## [WHAT THE TASK ASKS]
Using the records that appear below, write out exactly the lines from the one with "Rebuild this chart" through the one with "k_nodes = [0.0, 0.89, 2.12, 2.99, 4.23, 5.10, 6.33, 7.21]", keeping both end lines.

## [EXERCISE DATA]
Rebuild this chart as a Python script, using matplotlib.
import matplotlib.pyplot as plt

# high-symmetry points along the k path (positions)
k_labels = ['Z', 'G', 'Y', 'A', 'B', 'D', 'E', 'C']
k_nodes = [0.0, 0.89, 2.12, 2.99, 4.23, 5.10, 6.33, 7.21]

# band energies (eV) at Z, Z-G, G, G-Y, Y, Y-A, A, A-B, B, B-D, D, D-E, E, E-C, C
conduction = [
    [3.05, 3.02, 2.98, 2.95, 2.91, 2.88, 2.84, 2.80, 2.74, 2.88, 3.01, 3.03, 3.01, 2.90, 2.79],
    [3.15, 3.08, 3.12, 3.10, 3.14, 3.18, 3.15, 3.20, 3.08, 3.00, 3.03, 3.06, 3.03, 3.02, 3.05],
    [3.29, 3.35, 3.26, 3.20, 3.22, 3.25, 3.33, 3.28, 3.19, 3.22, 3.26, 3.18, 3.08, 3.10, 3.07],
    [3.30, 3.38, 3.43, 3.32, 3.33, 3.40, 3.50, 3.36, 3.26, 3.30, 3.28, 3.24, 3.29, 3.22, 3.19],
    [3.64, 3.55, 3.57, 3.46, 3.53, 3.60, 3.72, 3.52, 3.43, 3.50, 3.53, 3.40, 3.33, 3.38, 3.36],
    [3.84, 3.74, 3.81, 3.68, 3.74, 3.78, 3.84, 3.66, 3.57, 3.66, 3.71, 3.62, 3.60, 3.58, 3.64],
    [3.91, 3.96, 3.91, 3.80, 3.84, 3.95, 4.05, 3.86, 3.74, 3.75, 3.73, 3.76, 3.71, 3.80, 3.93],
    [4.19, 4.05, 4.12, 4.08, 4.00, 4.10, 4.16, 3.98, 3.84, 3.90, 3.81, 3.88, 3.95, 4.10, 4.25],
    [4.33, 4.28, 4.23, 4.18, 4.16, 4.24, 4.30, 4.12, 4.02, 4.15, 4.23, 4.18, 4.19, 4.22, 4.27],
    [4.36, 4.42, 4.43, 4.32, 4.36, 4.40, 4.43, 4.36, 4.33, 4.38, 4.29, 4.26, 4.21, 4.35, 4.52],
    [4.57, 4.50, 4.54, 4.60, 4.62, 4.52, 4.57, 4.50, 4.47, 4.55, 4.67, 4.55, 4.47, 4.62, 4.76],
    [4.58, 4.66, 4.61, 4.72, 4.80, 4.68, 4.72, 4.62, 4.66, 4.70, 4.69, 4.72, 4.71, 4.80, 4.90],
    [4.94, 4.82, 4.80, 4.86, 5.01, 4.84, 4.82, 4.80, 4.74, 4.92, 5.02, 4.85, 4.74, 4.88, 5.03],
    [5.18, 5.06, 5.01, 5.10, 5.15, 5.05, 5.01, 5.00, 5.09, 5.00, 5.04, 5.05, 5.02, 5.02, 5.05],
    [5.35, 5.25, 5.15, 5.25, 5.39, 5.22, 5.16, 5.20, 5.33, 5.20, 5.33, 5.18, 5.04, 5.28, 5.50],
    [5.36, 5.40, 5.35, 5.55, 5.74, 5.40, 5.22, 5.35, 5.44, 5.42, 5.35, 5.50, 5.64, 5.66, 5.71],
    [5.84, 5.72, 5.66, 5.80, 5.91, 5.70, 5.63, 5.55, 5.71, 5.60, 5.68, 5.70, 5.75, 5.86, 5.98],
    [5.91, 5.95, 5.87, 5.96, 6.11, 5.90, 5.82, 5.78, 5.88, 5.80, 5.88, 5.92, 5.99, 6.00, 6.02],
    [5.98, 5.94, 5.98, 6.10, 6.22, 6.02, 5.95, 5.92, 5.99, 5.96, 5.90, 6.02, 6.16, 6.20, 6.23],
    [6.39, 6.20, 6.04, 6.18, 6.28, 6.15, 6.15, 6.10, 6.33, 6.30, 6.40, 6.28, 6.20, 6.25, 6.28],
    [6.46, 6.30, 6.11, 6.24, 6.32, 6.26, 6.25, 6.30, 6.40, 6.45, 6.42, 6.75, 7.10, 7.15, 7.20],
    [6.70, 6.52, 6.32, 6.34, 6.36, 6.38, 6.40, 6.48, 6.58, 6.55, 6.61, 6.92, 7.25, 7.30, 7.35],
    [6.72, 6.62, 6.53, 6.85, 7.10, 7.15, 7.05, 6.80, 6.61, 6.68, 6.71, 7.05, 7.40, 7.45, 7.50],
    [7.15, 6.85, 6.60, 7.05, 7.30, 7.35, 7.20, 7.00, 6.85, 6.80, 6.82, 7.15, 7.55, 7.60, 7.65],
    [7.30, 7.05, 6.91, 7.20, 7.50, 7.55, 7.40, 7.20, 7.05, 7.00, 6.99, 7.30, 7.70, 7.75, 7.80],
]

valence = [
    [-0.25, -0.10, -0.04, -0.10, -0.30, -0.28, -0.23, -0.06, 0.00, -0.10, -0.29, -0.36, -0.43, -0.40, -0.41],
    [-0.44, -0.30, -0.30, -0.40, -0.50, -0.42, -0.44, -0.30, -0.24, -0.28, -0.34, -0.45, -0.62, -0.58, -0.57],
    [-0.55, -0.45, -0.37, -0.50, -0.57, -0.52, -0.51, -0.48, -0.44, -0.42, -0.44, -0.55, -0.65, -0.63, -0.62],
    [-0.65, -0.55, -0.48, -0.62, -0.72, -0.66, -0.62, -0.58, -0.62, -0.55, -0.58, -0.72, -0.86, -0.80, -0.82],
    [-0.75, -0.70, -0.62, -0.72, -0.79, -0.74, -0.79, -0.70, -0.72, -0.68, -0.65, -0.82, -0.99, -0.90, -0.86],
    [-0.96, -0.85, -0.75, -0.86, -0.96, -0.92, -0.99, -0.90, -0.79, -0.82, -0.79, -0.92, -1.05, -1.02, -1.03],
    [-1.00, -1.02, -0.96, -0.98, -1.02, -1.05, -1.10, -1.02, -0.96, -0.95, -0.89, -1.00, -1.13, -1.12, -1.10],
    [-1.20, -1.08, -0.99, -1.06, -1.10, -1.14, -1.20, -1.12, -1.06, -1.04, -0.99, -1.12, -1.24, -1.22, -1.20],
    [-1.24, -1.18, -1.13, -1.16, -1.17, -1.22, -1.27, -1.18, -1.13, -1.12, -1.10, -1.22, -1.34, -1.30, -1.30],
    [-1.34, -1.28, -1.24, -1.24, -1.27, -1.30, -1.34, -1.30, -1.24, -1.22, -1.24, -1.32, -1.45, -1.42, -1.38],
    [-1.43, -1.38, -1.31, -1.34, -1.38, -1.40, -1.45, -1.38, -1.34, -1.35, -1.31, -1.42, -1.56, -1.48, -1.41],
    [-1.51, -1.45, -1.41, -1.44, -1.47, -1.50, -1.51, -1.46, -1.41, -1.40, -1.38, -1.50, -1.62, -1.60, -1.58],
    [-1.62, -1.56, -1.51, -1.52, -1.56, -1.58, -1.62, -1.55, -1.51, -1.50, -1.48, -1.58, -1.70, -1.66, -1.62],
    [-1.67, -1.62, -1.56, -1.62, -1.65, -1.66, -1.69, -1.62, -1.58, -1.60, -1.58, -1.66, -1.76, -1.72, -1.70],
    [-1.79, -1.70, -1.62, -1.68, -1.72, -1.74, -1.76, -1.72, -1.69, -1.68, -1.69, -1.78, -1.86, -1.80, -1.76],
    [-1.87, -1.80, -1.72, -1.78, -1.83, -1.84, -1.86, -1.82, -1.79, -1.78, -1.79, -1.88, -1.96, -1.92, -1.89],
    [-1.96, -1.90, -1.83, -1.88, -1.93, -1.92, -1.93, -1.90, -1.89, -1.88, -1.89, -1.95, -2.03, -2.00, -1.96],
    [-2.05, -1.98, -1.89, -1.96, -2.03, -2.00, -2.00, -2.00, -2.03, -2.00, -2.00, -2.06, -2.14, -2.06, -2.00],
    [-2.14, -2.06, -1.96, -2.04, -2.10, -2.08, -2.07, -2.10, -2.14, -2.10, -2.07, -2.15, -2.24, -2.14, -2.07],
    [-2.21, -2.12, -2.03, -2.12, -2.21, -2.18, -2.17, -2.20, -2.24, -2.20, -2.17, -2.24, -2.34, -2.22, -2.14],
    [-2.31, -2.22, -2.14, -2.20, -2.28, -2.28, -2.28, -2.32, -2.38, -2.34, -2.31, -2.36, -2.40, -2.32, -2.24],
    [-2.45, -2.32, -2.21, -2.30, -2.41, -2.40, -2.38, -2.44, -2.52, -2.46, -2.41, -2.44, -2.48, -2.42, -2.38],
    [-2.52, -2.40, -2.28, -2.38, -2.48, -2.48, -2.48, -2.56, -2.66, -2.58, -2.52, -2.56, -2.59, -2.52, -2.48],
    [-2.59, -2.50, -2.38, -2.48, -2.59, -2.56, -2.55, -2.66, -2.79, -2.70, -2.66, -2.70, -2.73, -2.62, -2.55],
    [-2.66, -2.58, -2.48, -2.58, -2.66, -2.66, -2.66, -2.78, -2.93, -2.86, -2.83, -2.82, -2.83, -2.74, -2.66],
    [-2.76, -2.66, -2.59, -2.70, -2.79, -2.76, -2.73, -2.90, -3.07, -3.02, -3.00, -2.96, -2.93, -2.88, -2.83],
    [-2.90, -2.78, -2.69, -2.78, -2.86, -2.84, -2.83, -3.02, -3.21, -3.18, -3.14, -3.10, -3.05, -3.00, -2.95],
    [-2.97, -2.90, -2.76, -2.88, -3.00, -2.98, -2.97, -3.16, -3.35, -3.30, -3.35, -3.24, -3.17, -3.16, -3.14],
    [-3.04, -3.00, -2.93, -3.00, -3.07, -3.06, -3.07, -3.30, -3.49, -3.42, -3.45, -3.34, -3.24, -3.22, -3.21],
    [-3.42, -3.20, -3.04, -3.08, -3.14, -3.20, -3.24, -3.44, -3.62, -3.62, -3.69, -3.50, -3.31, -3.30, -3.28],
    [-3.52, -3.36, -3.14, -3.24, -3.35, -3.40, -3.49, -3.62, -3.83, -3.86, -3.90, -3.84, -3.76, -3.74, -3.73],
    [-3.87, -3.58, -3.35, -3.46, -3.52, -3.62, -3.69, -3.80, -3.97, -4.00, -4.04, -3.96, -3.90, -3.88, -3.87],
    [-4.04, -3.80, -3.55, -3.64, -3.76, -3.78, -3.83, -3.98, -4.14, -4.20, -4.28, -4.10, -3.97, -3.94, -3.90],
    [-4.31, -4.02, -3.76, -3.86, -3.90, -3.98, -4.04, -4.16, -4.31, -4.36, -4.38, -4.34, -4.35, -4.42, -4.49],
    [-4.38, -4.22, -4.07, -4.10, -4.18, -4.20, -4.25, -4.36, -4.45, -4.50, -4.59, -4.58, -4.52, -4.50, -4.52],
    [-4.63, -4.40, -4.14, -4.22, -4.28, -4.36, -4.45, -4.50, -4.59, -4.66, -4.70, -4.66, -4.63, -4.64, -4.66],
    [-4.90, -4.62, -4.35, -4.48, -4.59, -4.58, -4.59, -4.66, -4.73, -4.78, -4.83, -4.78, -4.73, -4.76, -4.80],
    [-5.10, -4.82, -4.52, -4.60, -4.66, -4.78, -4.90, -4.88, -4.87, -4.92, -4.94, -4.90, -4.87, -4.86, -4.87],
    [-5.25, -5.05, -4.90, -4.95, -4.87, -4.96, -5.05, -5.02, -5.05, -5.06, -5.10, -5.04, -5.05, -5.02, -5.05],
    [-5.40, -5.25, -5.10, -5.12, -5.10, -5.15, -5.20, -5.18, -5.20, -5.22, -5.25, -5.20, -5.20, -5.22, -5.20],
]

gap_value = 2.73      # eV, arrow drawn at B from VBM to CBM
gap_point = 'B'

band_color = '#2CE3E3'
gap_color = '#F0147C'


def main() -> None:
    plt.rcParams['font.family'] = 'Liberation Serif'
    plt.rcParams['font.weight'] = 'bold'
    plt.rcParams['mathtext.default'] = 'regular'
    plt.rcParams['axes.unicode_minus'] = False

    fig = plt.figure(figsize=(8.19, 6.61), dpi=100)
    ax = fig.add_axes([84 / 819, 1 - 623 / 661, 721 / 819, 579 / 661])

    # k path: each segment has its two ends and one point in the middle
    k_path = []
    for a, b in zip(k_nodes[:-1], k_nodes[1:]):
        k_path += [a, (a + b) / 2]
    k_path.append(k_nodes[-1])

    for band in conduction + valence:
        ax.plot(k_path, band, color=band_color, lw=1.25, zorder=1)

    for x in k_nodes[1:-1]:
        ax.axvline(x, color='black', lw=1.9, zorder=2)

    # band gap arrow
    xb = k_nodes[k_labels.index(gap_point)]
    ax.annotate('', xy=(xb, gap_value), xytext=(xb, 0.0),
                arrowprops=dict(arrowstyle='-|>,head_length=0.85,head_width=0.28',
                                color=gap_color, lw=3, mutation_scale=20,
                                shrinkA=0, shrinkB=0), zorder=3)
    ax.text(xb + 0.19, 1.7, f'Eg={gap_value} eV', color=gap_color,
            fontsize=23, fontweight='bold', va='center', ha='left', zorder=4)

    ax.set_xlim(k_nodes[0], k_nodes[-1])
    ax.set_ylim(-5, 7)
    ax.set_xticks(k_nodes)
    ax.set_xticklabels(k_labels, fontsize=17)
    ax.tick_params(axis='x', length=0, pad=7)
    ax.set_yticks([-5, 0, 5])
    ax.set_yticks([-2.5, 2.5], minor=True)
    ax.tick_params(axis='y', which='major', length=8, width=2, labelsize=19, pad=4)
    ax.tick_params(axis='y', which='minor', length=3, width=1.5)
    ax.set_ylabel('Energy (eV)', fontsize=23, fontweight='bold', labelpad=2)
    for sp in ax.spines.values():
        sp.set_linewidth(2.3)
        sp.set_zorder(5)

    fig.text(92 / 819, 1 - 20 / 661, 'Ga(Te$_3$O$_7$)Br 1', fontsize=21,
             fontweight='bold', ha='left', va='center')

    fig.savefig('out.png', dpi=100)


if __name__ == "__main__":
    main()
---
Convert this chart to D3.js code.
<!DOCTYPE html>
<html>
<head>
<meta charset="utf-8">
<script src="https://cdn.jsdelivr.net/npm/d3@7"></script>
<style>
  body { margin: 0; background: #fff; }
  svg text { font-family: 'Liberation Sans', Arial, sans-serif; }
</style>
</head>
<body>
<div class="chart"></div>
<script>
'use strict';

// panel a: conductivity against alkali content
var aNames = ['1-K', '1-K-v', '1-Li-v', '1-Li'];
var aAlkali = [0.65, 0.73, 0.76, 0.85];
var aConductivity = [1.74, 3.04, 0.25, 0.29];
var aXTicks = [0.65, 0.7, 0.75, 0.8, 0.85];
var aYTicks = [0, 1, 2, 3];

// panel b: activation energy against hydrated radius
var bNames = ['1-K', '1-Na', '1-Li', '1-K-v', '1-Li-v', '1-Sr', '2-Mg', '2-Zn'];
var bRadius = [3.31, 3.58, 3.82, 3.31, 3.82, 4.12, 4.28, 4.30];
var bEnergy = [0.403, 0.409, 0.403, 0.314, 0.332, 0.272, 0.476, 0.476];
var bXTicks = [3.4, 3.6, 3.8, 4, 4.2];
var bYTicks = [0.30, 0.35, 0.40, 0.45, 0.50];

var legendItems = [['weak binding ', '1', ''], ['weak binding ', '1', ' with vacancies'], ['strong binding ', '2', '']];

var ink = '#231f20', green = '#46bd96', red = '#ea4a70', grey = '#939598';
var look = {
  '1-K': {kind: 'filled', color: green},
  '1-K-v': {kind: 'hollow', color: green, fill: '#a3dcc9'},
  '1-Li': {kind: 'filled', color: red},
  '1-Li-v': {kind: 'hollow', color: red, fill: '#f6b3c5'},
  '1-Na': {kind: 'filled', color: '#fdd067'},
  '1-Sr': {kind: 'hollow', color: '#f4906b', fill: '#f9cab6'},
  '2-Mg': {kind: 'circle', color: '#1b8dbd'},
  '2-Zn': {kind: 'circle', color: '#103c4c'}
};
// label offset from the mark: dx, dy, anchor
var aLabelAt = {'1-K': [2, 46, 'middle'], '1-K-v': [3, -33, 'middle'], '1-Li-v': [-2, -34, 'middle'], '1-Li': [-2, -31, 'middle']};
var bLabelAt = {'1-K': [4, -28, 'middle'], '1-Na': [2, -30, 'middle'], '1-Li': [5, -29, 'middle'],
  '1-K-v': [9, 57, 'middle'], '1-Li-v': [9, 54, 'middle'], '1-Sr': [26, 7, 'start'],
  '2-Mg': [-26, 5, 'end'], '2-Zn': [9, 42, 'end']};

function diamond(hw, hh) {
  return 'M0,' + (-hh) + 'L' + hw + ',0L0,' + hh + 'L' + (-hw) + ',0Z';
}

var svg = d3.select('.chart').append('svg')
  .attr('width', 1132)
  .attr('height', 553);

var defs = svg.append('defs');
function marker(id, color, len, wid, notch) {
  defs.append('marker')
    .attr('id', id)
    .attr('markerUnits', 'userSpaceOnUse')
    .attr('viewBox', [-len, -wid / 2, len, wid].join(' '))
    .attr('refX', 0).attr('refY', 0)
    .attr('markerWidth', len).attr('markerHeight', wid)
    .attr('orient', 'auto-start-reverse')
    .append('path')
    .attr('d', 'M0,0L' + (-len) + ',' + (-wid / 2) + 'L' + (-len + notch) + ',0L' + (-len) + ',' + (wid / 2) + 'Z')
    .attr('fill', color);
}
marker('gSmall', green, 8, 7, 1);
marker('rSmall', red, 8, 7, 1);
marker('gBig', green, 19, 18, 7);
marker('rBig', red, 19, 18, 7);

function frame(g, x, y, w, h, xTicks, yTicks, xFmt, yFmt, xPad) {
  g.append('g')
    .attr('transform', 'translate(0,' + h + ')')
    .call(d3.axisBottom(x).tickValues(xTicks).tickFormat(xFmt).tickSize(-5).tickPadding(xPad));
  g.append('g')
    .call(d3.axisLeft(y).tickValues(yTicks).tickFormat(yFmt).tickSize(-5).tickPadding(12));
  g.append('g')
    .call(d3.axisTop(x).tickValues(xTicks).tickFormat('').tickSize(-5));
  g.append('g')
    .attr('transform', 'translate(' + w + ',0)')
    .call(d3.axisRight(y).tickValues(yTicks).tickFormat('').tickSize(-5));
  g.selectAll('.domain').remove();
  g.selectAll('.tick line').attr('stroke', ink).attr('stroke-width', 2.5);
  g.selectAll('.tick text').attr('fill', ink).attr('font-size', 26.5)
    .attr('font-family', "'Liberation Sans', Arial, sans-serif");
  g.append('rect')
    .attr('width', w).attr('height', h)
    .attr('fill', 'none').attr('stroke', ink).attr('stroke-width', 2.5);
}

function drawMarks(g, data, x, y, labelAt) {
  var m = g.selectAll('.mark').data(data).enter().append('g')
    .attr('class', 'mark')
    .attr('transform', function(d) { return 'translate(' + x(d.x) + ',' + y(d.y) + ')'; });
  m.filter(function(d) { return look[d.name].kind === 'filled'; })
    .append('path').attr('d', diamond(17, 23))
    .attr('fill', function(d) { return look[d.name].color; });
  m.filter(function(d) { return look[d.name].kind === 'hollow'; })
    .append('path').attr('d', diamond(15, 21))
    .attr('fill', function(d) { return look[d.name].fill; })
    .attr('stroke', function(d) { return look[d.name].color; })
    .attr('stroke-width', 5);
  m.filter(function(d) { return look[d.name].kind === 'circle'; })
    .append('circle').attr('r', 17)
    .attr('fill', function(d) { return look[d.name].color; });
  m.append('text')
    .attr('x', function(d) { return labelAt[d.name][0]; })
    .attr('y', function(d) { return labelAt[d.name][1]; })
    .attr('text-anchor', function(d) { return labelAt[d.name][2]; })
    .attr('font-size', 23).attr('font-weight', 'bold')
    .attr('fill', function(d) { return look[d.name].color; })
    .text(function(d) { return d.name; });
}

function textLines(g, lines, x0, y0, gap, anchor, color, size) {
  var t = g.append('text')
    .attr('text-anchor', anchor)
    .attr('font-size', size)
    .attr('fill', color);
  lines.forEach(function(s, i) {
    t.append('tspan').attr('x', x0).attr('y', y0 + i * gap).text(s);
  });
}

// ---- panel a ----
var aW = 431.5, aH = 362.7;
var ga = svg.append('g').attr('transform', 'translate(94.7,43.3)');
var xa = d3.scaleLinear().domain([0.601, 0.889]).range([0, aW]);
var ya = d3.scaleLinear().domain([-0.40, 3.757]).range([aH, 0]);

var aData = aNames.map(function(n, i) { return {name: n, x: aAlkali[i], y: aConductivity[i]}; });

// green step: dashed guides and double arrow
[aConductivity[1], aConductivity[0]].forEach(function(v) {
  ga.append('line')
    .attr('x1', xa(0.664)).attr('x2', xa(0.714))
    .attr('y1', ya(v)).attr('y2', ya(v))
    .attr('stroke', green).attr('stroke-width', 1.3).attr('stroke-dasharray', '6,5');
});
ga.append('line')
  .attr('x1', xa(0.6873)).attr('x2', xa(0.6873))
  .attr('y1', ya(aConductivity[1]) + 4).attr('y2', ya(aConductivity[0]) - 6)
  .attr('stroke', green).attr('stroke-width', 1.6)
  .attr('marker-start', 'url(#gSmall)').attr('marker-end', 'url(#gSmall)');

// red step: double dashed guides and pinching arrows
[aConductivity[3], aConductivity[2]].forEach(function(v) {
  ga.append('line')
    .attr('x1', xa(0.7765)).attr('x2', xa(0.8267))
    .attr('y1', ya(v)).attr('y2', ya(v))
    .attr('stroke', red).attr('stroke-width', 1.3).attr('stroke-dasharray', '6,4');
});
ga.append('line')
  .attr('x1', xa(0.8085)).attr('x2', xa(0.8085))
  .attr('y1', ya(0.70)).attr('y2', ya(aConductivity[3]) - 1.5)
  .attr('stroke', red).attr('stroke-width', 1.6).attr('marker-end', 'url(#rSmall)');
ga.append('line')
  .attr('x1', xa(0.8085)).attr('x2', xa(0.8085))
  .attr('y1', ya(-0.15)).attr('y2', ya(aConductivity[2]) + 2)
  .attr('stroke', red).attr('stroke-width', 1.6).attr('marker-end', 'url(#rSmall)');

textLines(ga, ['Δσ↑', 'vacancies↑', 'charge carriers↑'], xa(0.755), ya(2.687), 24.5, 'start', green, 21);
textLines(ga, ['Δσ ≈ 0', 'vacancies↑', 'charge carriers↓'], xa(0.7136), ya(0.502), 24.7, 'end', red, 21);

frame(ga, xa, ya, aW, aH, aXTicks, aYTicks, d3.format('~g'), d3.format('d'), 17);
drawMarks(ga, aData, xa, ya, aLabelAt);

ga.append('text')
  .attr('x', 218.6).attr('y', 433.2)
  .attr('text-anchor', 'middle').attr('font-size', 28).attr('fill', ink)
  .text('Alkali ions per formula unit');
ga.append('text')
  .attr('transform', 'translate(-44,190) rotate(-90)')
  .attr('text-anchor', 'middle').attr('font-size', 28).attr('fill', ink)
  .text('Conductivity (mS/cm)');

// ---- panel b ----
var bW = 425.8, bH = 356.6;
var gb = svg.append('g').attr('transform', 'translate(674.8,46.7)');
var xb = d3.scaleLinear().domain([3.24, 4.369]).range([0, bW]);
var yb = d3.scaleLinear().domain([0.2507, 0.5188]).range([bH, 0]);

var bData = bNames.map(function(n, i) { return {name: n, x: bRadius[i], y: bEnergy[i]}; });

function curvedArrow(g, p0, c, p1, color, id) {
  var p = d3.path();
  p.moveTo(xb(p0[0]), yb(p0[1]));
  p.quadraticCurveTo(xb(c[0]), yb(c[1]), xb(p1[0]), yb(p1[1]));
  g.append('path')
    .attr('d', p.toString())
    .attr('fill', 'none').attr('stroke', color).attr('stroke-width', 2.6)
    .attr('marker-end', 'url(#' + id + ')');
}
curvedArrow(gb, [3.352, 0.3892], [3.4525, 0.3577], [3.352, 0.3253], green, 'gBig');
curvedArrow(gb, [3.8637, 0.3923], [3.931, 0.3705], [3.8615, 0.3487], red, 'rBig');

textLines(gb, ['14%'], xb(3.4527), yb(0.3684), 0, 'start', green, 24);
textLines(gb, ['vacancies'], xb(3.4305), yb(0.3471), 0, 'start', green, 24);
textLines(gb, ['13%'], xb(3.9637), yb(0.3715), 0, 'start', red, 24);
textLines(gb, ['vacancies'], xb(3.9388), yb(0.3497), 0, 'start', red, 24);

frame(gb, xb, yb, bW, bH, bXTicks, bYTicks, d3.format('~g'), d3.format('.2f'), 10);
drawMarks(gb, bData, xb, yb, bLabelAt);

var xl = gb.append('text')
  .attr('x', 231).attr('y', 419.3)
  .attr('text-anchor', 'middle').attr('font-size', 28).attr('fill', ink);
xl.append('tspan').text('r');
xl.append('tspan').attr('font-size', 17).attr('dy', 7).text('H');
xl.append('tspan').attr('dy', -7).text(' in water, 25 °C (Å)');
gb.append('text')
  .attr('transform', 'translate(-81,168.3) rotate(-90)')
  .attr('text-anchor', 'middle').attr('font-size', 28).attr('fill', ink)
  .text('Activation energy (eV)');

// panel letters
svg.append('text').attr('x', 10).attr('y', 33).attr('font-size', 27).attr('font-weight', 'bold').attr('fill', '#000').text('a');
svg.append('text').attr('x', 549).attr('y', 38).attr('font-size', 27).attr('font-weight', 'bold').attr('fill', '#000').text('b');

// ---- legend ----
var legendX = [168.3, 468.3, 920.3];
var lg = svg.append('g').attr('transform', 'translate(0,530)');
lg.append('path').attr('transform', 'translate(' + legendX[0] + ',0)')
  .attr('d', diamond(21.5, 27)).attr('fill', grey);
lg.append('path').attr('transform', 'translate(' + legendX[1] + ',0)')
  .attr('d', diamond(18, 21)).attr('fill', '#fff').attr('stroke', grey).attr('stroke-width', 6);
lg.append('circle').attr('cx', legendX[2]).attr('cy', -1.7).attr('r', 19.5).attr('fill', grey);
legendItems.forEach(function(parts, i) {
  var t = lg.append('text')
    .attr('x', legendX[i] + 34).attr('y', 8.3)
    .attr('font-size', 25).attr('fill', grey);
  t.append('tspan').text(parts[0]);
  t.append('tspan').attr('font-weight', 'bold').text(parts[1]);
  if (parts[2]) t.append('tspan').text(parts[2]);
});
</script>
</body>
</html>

## [ANSWER TO THE PROBLEM]
Rebuild this chart as a Python script, using matplotlib.
import matplotlib.pyplot as plt

# high-symmetry points along the k path (positions)
k_labels = ['Z', 'G', 'Y', 'A', 'B', 'D', 'E', 'C']
k_nodes = [0.0, 0.89, 2.12, 2.99, 4.23, 5.10, 6.33, 7.21]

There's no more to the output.